■ Problem description: Make an exact copy of the data below, leaving out every picture.

■ Given information:
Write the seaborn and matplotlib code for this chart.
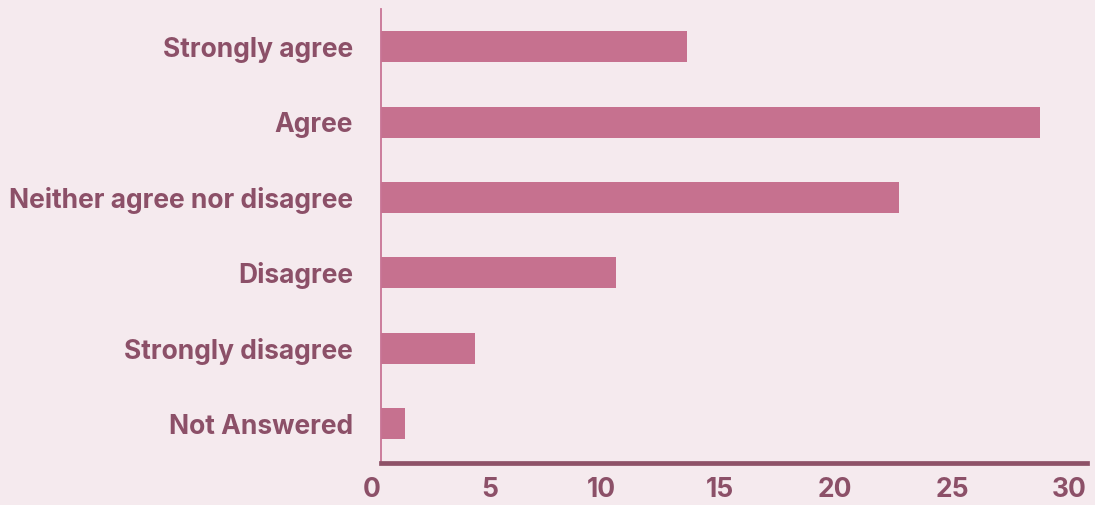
import matplotlib
matplotlib.use("Agg")
import matplotlib.pyplot as plt
import seaborn as sns
import pandas as pd

categories = [
    "Strongly agree",
    "Agree",
    "Neither agree nor disagree",
    "Disagree",
    "Strongly disagree",
    "Not Answered",
]
counts = [13, 28, 22, 10, 4, 1]
x_ticks = [0, 5, 10, 15, 20, 25, 30]

BG = "#f5eaee"
BAR = "#c6718f"
TEXT = "#8c5068"
AXIS_BOTTOM = "#8e5268"
AXIS_LEFT = "#c87495"

sns.set_theme(style="white")
plt.rcParams["font.family"] = ["Inter", "Lato", "DejaVu Sans"]

df = pd.DataFrame({"category": categories, "count": counts})

fig = plt.figure(figsize=(10.95, 5.05), dpi=100, facecolor=BG)
ax = fig.add_axes([381 / 1095, (505 - 463) / 505, (1087 - 381) / 1095, 454 / 505])
ax.set_facecolor(BG)

sns.barplot(data=df, x="count", y="category", orient="h", color=BAR,
            saturation=1, width=0.41, linewidth=0, ax=ax)

ax.set_xlim(0, 30)
ax.set_ylim(5.52, -0.5)
ax.set_xticks(x_ticks)
ax.set_xticklabels([str(t) for t in x_ticks], ha="right")
ax.set_xlabel("")
ax.set_ylabel("")

ax.tick_params(axis="both", length=0, labelsize=19, labelcolor=TEXT)
ax.tick_params(axis="y", pad=20)
ax.tick_params(axis="x", pad=10)
for lbl in ax.get_xticklabels() + ax.get_yticklabels():
    lbl.set_fontweight("bold")

for side in ("top", "right"):
    ax.spines[side].set_visible(False)
ax.spines["bottom"].set_color(AXIS_BOTTOM)
ax.spines["bottom"].set_linewidth(3.4)
ax.spines["left"].set_color(AXIS_LEFT)
ax.spines["left"].set_linewidth(1.3)

fig.savefig("out.png", dpi=100, facecolor=BG)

■ Output below:
Write the seaborn and matplotlib code for this chart.
import matplotlib
matplotlib.use("Agg")
import matplotlib.pyplot as plt
import seaborn as sns
import pandas as pd

categories = [
    "Strongly agree",
    "Agree",
    "Neither agree nor disagree",
    "Disagree",
    "Strongly disagree",
    "Not Answered",
]
counts = [13, 28, 22, 10, 4, 1]
x_ticks = [0, 5, 10, 15, 20, 25, 30]

BG = "#f5eaee"
BAR = "#c6718f"
TEXT = "#8c5068"
AXIS_BOTTOM = "#8e5268"
AXIS_LEFT = "#c87495"

sns.set_theme(style="white")
plt.rcParams["font.family"] = ["Inter", "Lato", "DejaVu Sans"]

df = pd.DataFrame({"category": categories, "count": counts})

fig = plt.figure(figsize=(10.95, 5.05), dpi=100, facecolor=BG)
ax = fig.add_axes([381 / 1095, (505 - 463) / 505, (1087 - 381) / 1095, 454 / 505])
ax.set_facecolor(BG)

sns.barplot(data=df, x="count", y="category", orient="h", color=BAR,
            saturation=1, width=0.41, linewidth=0, ax=ax)

ax.set_xlim(0, 30)
ax.set_ylim(5.52, -0.5)
ax.set_xticks(x_ticks)
ax.set_xticklabels([str(t) for t in x_ticks], ha="right")
ax.set_xlabel("")
ax.set_ylabel("")

ax.tick_params(axis="both", length=0, labelsize=19, labelcolor=TEXT)
ax.tick_params(axis="y", pad=20)
ax.tick_params(axis="x", pad=10)
for lbl in ax.get_xticklabels() + ax.get_yticklabels():
    lbl.set_fontweight("bold")

for side in ("top", "right"):
    ax.spines[side].set_visible(False)
ax.spines["bottom"].set_color(AXIS_BOTTOM)
ax.spines["bottom"].set_linewidth(3.4)
ax.spines["left"].set_color(AXIS_LEFT)
ax.spines["left"].set_linewidth(1.3)

fig.savefig("out.png", dpi=100, facecolor=BG)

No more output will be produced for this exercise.